Simultaneously, Tempest and Seth both ran. Too late. Miranda’s trudging gait shifted into a brief flurry of explosive action as her hand left the gory wound on her arm and both sets of fingers clawed into Mark, followed swiftly and brutally by a gaping mouth that sank teeth into the side of his face.

Mark’s horrified screams of realisation and finality rang out in a duet with Seth’s horror stricken howl of total desolation before Tempest brought the lethal blades of his Moons around in arcs that came from each side, severing the heads of both the doomed almost simultaneously.

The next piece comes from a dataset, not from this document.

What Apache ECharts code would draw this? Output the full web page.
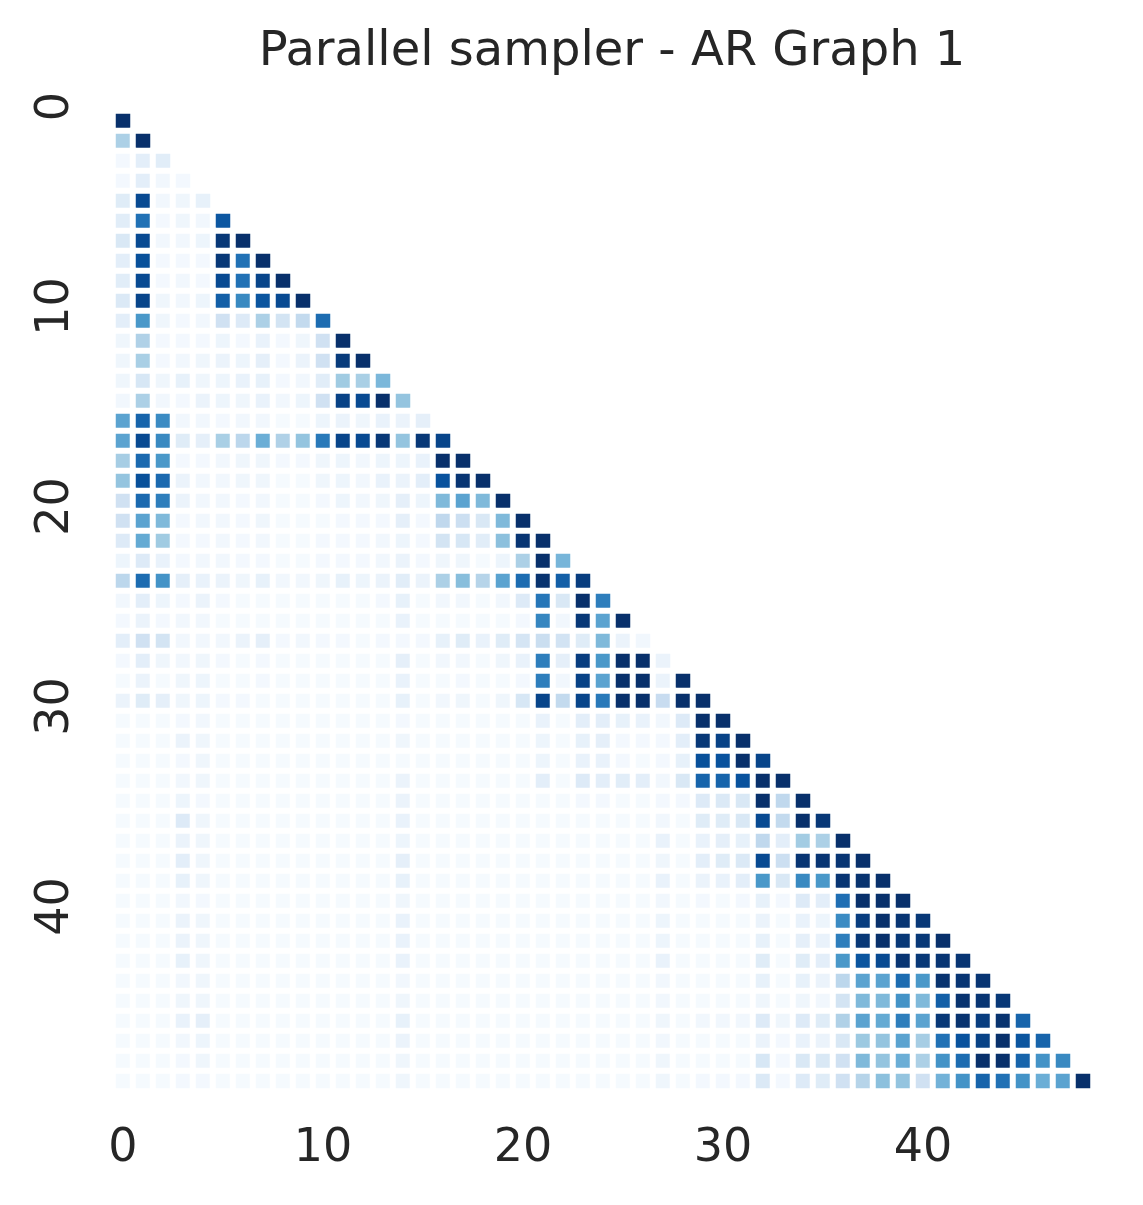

Seth didn’t want to watch as the bodies of the decapitated lovers collapsed together, entangled in a hideous embrace of death, but he was paralysed, hypnotised in morbid fascination. From beyond the grave Undead Fleshcrave had one final cruel laugh, one final terrible fatal throw of the dice, and with his ears full of his own screams, Seth saw the two detached heads bounce away in different directions, one with the blank cold stare of the undead, the other trapped eternally in a horrible acknowledgement of their demise.

 

***

 

Some vehicles might have found it a difficult proposition getting out of the zombie choked streets of Blackwater Park, but not the Subversion truck. Driven with furious dedication and desire to see the tiny collective of survivors leave this behind without dropping another body, Black powered through undead obstacles like a harvester tearing through corn, and those members riding in the tray hacked with blades at any ghoulish limbs striving to reach as the vehicle, utilised like a battering ram, bashed them all free of the threat, free of the city, and back out onto the endless black ribbon of the highway.

They all knew any space put between them and the inevitable march and pandemic spread of the undead was but a temporary thing.

Black stated it best when at last they were ensconced in the Truck, answering a question from Renee.

“Is that it? Is it over?”

“No. Not at all. This is just the beginning. This is the start of Global Death’s new world. Welcome to Hell.”